Disaster-prone areas could benefit from the rapid soil stabilization enabled by these materials, which exhibit favorable workability and setting times suitable for emergency response scenarios. In addition, rural infrastructure projects in developing countries could use the materials to produce stabilized soil blocks for construction, offering a lower-carbon alternative to burnt bricks or conventional concrete.
The potential applications span multiple sectors. In the building industry, which faces growing pressure to reduce emissions, the geopolymer solidifier presents an option with a lower carbon footprint than conventional methods. Its demonstrated resistance to sulfate attack, chloride ingress, and freeze-thaw cycles also makes it suitable for use in demanding geotechnical environments.
By reducing the need for Portland cement, this approach supports efforts to meet green building standards and carbon reduction targets. It may also help developers qualify for environmental incentives in countries with carbon pricing policies, improving its overall economic viability.
Professor Inazui emphasized the broader objective behind his work: “By developing a geopolymer solidifier from readily available waste streams, we are not only offering a sustainable engineering solution but redefining how we value industrial byproducts in a resource-constrained world.”
These findings suggest a potential shift in sustainable construction practices. They offer a way to repurpose large volumes of construction waste while reducing the carbon emissions linked to cement production, which currently contributes approximately 7–8 % of global CO₂ emissions.

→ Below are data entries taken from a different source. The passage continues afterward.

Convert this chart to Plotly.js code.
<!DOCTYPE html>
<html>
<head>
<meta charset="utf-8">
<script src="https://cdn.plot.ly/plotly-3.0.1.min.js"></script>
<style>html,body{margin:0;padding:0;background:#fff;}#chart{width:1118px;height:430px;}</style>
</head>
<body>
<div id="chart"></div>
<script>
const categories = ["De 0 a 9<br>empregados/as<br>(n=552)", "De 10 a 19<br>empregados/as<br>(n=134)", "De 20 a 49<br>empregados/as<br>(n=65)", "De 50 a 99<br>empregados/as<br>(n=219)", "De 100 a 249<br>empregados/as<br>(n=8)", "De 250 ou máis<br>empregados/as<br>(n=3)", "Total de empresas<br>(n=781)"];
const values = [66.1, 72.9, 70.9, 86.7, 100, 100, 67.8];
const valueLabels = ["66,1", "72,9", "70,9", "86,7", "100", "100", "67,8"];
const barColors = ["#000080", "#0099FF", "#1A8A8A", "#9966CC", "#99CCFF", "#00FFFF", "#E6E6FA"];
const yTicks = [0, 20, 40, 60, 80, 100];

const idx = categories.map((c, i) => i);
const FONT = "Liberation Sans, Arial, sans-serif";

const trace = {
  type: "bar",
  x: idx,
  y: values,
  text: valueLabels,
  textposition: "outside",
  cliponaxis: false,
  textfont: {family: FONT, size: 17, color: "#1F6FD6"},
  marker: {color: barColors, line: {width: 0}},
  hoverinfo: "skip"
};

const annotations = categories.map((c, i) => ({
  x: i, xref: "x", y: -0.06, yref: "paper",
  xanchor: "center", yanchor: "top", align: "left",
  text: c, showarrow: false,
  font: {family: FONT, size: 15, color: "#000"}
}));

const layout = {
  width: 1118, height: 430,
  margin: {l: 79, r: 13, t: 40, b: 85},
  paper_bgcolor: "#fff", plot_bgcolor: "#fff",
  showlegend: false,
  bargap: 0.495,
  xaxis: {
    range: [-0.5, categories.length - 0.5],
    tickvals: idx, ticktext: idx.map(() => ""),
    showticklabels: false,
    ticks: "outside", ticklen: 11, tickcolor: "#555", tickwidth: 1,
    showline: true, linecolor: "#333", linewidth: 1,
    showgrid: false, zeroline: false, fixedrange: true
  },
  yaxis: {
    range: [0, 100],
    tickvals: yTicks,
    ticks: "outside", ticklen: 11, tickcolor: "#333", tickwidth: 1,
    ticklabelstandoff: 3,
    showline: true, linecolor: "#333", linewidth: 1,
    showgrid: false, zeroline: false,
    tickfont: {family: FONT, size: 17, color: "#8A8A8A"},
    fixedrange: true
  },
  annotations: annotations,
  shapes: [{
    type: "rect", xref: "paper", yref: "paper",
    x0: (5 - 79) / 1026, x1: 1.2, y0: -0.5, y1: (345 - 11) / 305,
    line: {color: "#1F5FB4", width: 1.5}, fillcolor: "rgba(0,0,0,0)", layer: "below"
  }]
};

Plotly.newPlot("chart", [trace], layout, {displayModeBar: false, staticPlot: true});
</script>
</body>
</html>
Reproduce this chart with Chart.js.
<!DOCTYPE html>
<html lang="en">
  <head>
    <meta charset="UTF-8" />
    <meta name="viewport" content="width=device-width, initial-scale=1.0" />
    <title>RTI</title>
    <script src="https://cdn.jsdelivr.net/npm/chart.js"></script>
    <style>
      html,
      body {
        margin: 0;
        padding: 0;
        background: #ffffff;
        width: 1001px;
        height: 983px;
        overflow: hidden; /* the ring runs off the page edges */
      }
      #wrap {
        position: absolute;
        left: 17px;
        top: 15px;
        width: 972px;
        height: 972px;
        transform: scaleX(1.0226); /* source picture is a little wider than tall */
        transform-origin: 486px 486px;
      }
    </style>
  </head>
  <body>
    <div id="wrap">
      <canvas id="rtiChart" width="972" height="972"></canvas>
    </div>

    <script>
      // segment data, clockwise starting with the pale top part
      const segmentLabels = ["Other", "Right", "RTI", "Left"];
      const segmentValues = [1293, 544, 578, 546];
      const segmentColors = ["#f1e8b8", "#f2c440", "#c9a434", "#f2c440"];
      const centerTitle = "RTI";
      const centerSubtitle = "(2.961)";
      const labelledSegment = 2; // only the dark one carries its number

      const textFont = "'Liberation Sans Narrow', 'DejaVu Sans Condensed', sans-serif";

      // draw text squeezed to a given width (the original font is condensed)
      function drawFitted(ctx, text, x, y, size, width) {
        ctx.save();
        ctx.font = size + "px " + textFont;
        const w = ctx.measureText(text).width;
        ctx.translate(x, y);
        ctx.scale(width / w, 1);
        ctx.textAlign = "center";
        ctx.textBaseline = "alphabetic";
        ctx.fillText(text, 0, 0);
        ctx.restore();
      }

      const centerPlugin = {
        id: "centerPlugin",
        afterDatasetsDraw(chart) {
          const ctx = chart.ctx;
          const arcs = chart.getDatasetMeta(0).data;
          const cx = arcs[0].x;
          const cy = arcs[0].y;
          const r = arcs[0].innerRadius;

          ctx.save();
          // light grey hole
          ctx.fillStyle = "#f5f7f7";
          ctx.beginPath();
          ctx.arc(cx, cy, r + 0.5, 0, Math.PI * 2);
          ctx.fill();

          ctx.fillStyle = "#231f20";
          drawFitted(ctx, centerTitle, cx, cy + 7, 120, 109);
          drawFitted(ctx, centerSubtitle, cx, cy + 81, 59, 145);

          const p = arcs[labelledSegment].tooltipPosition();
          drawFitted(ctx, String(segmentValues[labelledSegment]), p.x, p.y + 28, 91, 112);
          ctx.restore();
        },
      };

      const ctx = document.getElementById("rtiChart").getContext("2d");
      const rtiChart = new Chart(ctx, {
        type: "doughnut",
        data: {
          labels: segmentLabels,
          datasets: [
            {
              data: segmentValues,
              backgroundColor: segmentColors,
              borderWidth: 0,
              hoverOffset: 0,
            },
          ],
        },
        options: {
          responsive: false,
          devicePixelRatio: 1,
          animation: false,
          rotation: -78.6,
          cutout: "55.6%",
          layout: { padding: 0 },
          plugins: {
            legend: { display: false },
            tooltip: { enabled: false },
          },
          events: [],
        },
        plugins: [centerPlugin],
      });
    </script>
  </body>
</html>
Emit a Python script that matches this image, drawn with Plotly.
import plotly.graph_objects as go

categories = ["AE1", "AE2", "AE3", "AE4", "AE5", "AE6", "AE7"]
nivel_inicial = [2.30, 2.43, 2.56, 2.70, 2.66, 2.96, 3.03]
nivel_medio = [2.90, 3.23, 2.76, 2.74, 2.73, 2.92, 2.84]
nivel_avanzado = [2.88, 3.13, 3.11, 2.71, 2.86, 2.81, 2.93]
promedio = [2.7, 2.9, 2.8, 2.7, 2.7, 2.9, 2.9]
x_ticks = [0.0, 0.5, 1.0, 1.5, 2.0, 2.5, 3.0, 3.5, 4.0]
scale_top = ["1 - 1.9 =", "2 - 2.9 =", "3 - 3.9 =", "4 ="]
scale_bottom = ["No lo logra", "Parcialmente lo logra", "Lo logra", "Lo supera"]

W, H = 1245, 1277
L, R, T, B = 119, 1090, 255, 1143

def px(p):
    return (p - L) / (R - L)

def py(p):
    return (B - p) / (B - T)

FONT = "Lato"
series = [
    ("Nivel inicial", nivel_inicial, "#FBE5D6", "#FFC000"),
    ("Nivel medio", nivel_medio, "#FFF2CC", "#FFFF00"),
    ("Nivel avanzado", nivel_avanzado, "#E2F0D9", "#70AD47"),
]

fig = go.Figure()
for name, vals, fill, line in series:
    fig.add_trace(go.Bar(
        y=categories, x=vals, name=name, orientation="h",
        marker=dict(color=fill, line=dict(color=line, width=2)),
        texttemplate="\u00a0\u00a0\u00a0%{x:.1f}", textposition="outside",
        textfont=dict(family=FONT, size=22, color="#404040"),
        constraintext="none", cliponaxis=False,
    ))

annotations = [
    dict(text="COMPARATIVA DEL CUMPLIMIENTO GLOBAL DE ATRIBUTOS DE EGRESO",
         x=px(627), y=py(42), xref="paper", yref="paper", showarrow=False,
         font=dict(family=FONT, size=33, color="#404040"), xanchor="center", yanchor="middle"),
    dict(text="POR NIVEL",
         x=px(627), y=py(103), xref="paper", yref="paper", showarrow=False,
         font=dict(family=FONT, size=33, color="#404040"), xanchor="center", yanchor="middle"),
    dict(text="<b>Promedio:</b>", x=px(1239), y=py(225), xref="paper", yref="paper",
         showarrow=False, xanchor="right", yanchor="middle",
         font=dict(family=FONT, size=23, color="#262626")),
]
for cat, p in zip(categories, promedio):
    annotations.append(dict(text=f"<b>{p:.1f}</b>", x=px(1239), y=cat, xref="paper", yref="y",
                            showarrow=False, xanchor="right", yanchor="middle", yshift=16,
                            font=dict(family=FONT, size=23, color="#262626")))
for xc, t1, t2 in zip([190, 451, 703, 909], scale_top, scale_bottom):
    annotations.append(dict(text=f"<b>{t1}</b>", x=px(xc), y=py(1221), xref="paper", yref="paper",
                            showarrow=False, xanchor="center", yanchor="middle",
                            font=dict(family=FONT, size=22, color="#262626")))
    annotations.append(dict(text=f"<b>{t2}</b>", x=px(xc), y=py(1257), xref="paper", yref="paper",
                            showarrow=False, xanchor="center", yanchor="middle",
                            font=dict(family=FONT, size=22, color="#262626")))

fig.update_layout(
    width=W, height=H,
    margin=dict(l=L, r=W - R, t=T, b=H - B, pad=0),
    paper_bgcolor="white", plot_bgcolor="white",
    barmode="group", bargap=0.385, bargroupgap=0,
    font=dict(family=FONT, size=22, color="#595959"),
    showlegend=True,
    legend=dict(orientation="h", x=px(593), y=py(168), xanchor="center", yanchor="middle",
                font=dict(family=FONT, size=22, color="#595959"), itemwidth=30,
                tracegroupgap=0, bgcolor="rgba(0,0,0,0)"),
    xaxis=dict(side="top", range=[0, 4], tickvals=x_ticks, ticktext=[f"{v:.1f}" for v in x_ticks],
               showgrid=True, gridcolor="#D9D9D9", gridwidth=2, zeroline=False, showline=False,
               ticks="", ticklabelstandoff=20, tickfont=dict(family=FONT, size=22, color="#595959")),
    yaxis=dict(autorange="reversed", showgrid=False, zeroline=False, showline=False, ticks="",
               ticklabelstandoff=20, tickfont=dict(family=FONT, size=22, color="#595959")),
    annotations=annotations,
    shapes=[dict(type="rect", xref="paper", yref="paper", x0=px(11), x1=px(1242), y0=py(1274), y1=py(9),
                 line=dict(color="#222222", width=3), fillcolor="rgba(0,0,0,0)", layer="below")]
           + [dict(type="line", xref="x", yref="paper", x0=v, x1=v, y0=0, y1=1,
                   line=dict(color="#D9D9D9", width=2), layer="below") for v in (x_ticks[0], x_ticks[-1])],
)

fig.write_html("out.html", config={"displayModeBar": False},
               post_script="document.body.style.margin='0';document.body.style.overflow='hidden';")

As infrastructure demand continues to grow, the development of alternative technologies will play an important role in supporting more resource-efficient and environmentally conscious construction methods.
Journal Reference:
Inazumi, S., et al. (2025). Development of environmentally sustainable geopolymer-based soil solidifiers using waste siding and glass powders. Cleaner Engineering and Technology. doi.org/10.1016/j.clet.2025.100976.